Lead Architect: Ben Callery
Design Team: Tim Shallue
Engineering: Keith Patrick
Landscape: Kathleen Murphy
Text description provided by the architects. Elemental House is a completely self-sufficient retreat an hour north of Melbourne. High on the ridge-line of a steep hill the site has stunning views, but is also subject to the harshest of the Australian elements – sun, wind and the ever-present threat of bushfire. But rather than shy away, this bold little house confronts and embraces the elements, working with them to create a naturally comfortable home that immerse its occupants into the landscape.
‘Elemental’ refers to a relationship with the forces of nature but it also speaks to a desire for simplicity: an abstract geometric form and a reduced palette of materials, as we seek an architectural expression that embodies that spirit of freedom, adventure and minimalism that is synonymous with going ‘off-grid.’ The site is raw and windswept. Arriving form the city there is an arresting sense of quietness audibly and visually that heightens your senses. This quietness provides cues for the architecture.

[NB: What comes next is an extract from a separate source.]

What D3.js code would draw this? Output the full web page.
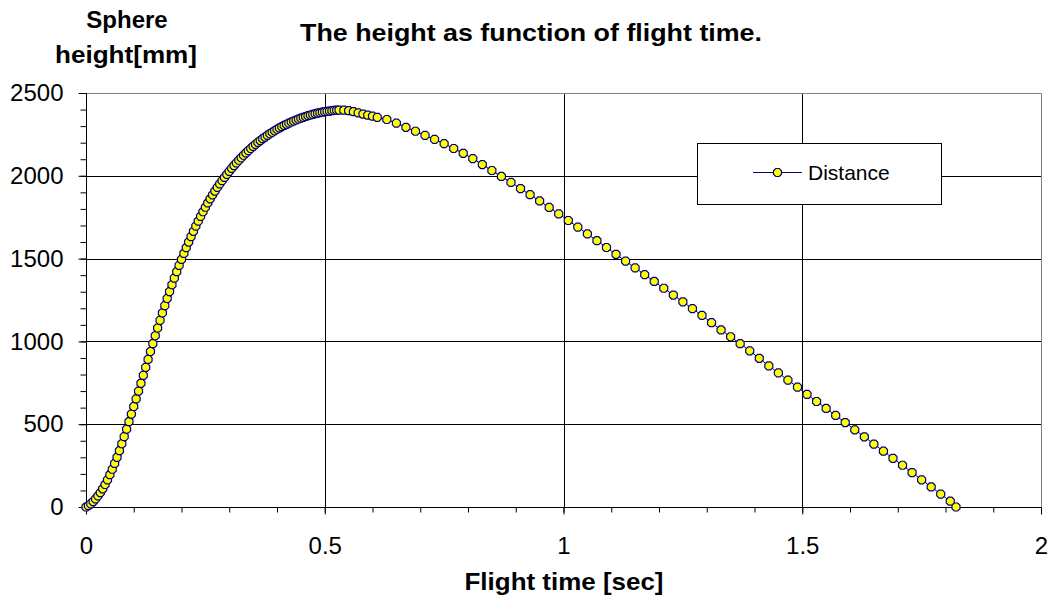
<!DOCTYPE html>
<html>
<head>
<meta charset="utf-8">
<script src="https://cdn.jsdelivr.net/npm/d3@7"></script>
<style>
  body { margin: 0; background: #fff; }
  text { font-family: "Liberation Sans", Arial, sans-serif; fill: #000; }
</style>
</head>
<body>
<script>
// Flight time [sec] of every measured point.
const flightTime = [
  0, 0.005, 0.01, 0.015, 0.02, 0.025, 0.03, 0.035, 0.04, 0.045,
  0.05, 0.055, 0.06, 0.065, 0.07, 0.075, 0.08, 0.085, 0.09, 0.095,
  0.1, 0.105, 0.11, 0.115, 0.12, 0.125, 0.13, 0.135, 0.14, 0.145,
  0.15, 0.155, 0.16, 0.165, 0.17, 0.175, 0.18, 0.185, 0.19, 0.195,
  0.2, 0.205, 0.21, 0.215, 0.22, 0.225, 0.23, 0.235, 0.24, 0.245,
  0.25, 0.255, 0.26, 0.265, 0.27, 0.275, 0.28, 0.285, 0.29, 0.295,
  0.3, 0.305, 0.31, 0.315, 0.32, 0.325, 0.33, 0.335, 0.34, 0.345,
  0.35, 0.355, 0.36, 0.365, 0.37, 0.375, 0.38, 0.385, 0.39, 0.395,
  0.4, 0.405, 0.41, 0.415, 0.42, 0.425, 0.43, 0.435, 0.44, 0.445,
  0.45, 0.455, 0.46, 0.465, 0.47, 0.475, 0.48, 0.485, 0.49, 0.495,
  0.5, 0.505, 0.51, 0.515, 0.52, 0.525, 0.53,
  0.54, 0.55, 0.56, 0.57, 0.58, 0.59, 0.6, 0.61,
  0.63, 0.65, 0.67, 0.69, 0.71, 0.73, 0.75, 0.77, 0.79, 0.81,
  0.83, 0.85, 0.87, 0.89, 0.91, 0.93, 0.95, 0.97, 0.99, 1.01,
  1.03, 1.05, 1.07, 1.09, 1.11, 1.13, 1.15, 1.17, 1.19, 1.21,
  1.23, 1.25, 1.27, 1.29, 1.31, 1.33, 1.35, 1.37, 1.39, 1.41,
  1.43, 1.45, 1.47, 1.49, 1.51, 1.53, 1.55, 1.57, 1.59, 1.61,
  1.63, 1.65, 1.67, 1.69, 1.71, 1.73, 1.75, 1.77, 1.79, 1.81,
  1.822
];

// Sphere height [mm] for each point above.
const sphereHeight = [
  0, 8, 19, 33, 49, 67, 87, 110, 136, 164,
  195, 228, 263, 300, 340, 382, 425, 470, 515, 561,
  607, 653, 700, 747, 795, 843, 891, 939, 987, 1034,
  1081, 1127, 1172, 1216, 1259, 1301, 1342, 1382, 1421, 1459,
  1495, 1531, 1566, 1600, 1633, 1665, 1696, 1726, 1755, 1783,
  1810, 1836, 1861, 1885, 1908, 1930, 1951, 1971, 1990, 2009,
  2027, 2045, 2062, 2078, 2094, 2109, 2124, 2138, 2152, 2165,
  2178, 2190, 2202, 2213, 2224, 2234, 2244, 2254, 2263, 2272,
  2281, 2289, 2297, 2304, 2311, 2318, 2325, 2331, 2337, 2343,
  2348, 2353, 2358, 2363, 2367, 2371, 2375, 2378, 2381, 2384,
  2387, 2389, 2391, 2393, 2395, 2396, 2397,
  2396, 2393, 2387, 2380, 2373, 2366, 2360, 2353,
  2340, 2318, 2293, 2269, 2244, 2220, 2194, 2165, 2136, 2104,
  2068, 2032, 1996, 1960, 1923, 1886, 1848, 1809, 1770, 1730,
  1690, 1649, 1608, 1567, 1526, 1485, 1444, 1403, 1362, 1321,
  1280, 1239, 1198, 1157, 1113, 1069, 1028, 986, 943, 898,
  852, 810, 766, 724, 680, 637, 595, 553, 510, 466,
  424, 380, 337, 294, 252, 208, 164, 121, 78, 35,
  0
];

const xTicks = [0, 0.5, 1, 1.5, 2];
const xMinorTicks = [0, 0.1, 0.2, 0.3, 0.4, 0.5, 0.6, 0.7, 0.8, 0.9, 1, 1.1, 1.2, 1.3, 1.4, 1.5, 1.6, 1.7, 1.8, 1.9, 2];
const yTicks = [0, 500, 1000, 1500, 2000, 2500];
const yMinorTicks = [0, 100, 200, 300, 400, 500, 600, 700, 800, 900, 1000, 1100, 1200, 1300, 1400, 1500, 1600, 1700, 1800, 1900, 2000, 2100, 2200, 2300, 2400, 2500];
const seriesName = "Distance";

const width = 1051;
const height = 605;
const plot = { left: 86, right: 1041, top: 93, bottom: 507 };

const navy = "#000080";
const yellow = "#ffff00";

let svg = d3.select("body")
    .append("svg")
    .attr("width", width)
    .attr("height", height);

let x = d3.scaleLinear().domain([0, 2]).range([plot.left, plot.right]);
let y = d3.scaleLinear().domain([0, 2500]).range([plot.bottom, plot.top]);

// Gridlines (major only), black inside, grey frame on top and right.
svg.append("g").selectAll("line")
    .data(yTicks.filter(d => d > 0 && d < 2500))
    .enter().append("line")
    .attr("x1", plot.left).attr("x2", plot.right)
    .attr("y1", d => Math.round(y(d)) + 0.5).attr("y2", d => Math.round(y(d)) + 0.5)
    .attr("stroke", "#000");

svg.append("g").selectAll("line")
    .data(xTicks.filter(d => d > 0 && d < 2))
    .enter().append("line")
    .attr("y1", plot.top).attr("y2", plot.bottom)
    .attr("x1", d => Math.round(x(d)) + 0.5).attr("x2", d => Math.round(x(d)) + 0.5)
    .attr("stroke", "#000");

svg.append("path")
    .attr("d", `M${plot.left},${Math.round(y(2500)) + 0.5}H${Math.round(x(2)) + 0.5}V${plot.bottom}`)
    .attr("fill", "none")
    .attr("stroke", "#808080");

// Axes: minor ticks first, then major ticks with labels.
function styleAxis(g) {
  g.select(".domain").remove();
  g.selectAll("line").attr("stroke", "#000");
  g.selectAll("text")
      .style("font-family", "'Liberation Sans', Arial, sans-serif")
      .style("font-size", "24px");
}

svg.append("g")
    .attr("transform", `translate(${plot.left + 0.5},0)`)
    .call(d3.axisLeft(y).tickValues(yMinorTicks).tickSize(6).tickFormat(""))
    .call(styleAxis);

svg.append("g")
    .attr("transform", `translate(${plot.left + 0.5},0)`)
    .call(d3.axisLeft(y).tickValues(yTicks).tickSize(8).tickPadding(15).tickFormat(d3.format("d")))
    .call(styleAxis);

svg.append("g")
    .attr("transform", `translate(0,${plot.bottom + 0.5})`)
    .call(d3.axisBottom(x).tickValues(xMinorTicks).tickSize(5).tickFormat(""))
    .call(styleAxis);

svg.append("g")
    .attr("transform", `translate(0,${plot.bottom + 0.5})`)
    .call(d3.axisBottom(x).tickValues(xTicks).tickSize(7).tickPadding(22).tickFormat(d3.format("")))
    .call(styleAxis);

svg.append("line")
    .attr("x1", plot.left + 0.5).attr("x2", plot.left + 0.5)
    .attr("y1", plot.top).attr("y2", plot.bottom + 1)
    .attr("stroke", "#000");

svg.append("line")
    .attr("x1", plot.left).attr("x2", plot.right + 1)
    .attr("y1", plot.bottom + 0.5).attr("y2", plot.bottom + 0.5)
    .attr("stroke", "#000");

// Series: thin navy line with yellow octagon markers.
let points = flightTime.map((t, i) => ({ t: t, h: sphereHeight[i] }));

let line = d3.line()
    .x(d => x(d.t))
    .y(d => y(d.h));

svg.append("path")
    .datum(points)
    .attr("d", line)
    .attr("fill", "none")
    .attr("stroke", navy)
    .attr("stroke-width", 1);

const marker = "M-1.7,-4H1.7L4,-1.7V1.7L1.7,4H-1.7L-4,1.7V-1.7Z";

svg.append("g").selectAll("path")
    .data(points)
    .enter().append("path")
    .attr("d", marker)
    .attr("transform", d => "translate(" + x(d.t) + "," + y(d.h) + ")")
    .attr("fill", yellow)
    .attr("stroke", navy)
    .attr("stroke-width", 1.2);

// Legend box.
let legend = svg.append("g");
legend.append("rect")
    .attr("x", 697.5).attr("y", 143.5)
    .attr("width", 244).attr("height", 61)
    .attr("fill", "#fff")
    .attr("stroke", "#000");
legend.append("line")
    .attr("x1", 753).attr("x2", 802)
    .attr("y1", 172.5).attr("y2", 172.5)
    .attr("stroke", navy);
legend.append("path")
    .attr("d", marker)
    .attr("transform", "translate(777.5,172.5)")
    .attr("fill", yellow)
    .attr("stroke", navy)
    .attr("stroke-width", 1.2);
legend.append("text")
    .attr("x", 808).attr("y", 180)
    .style("font-size", "21px")
    .text(seriesName);

// Titles.
svg.append("text")
    .attr("x", 531).attr("y", 41)
    .attr("text-anchor", "middle")
    .attr("textLength", 462)
    .attr("lengthAdjust", "spacingAndGlyphs")
    .style("font-size", "24px")
    .style("font-weight", "bold")
    .text("The height as function of flight time.");

svg.append("text")
    .attr("x", 127).attr("y", 28)
    .attr("text-anchor", "middle")
    .style("font-size", "24px")
    .style("font-weight", "bold")
    .text("Sphere");

svg.append("text")
    .attr("x", 126).attr("y", 63)
    .attr("text-anchor", "middle")
    .attr("textLength", 142)
    .attr("lengthAdjust", "spacingAndGlyphs")
    .style("font-size", "24px")
    .style("font-weight", "bold")
    .text("height[mm]");

svg.append("text")
    .attr("x", 564).attr("y", 590)
    .attr("text-anchor", "middle")
    .attr("textLength", 199)
    .attr("lengthAdjust", "spacingAndGlyphs")
    .style("font-size", "24px")
    .style("font-weight", "bold")
    .text("Flight time [sec]");
</script>
</body>
</html>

Our clients named the site ‘Woora Woora’ which means ‘Sky’ in the local dialect. Out here, the sky is expansive and beautiful, but we have a paradoxical relationship with it. It provides all that we need to go off grid, but also imposes those harsh elements that make this place inhospitable – winds up to 40m/second and the hot sun. Under this big hard sun you find yourself drawn to the shade of the few lonely trees on the site, craving shelter in a primal way. This intuitive yearning for shelter inspired our response. The form is a bold geometry. Low-slung, horizontal and squat, it is braced for impact. It is an elemental expression of the shelter that we seek from above. The large canopy overhangs the building dramatically. Eaves are deep in response to the sun and chunky to withstand the winds.
The eastern façade embraces the stunning views. There are no doors on this side, the sheer valley is simply too steep and inhospitable. Instead a raised window seat allows you to occupy that precipice, immersing you into the landscape. To the north and south, decks with views of gnarly trees draw you out onto the ridgeline. With the prevailing northerly and southerly winds, one of these decks is always sheltered. The entire exterior is Spotted Gum timber. This Australian hardwood is so durable that it meets the bushfire requirements and does not need ongoing maintenance. It can simply go grey gracefully, quietly settling into its landscape.
The internal palette is dark and moody, accentuating that feeling of shelter sought and found. By contrast the reflective sheen of the burnished concrete floor and timber ceiling increase the ambient light and amplify the views beyond. The materials are minimal, reflecting the quiet rawness of the site and our client’s brief for minimalism. Spotted gum is ceiling and cabinetry. Concrete is structure, thermal mass, benchtops and hearth. Oriented strand board bracing is appropriated as wall lining and cupboard fronts. Completely self-sufficient, the house provides all of its own solar power and rain water for household use.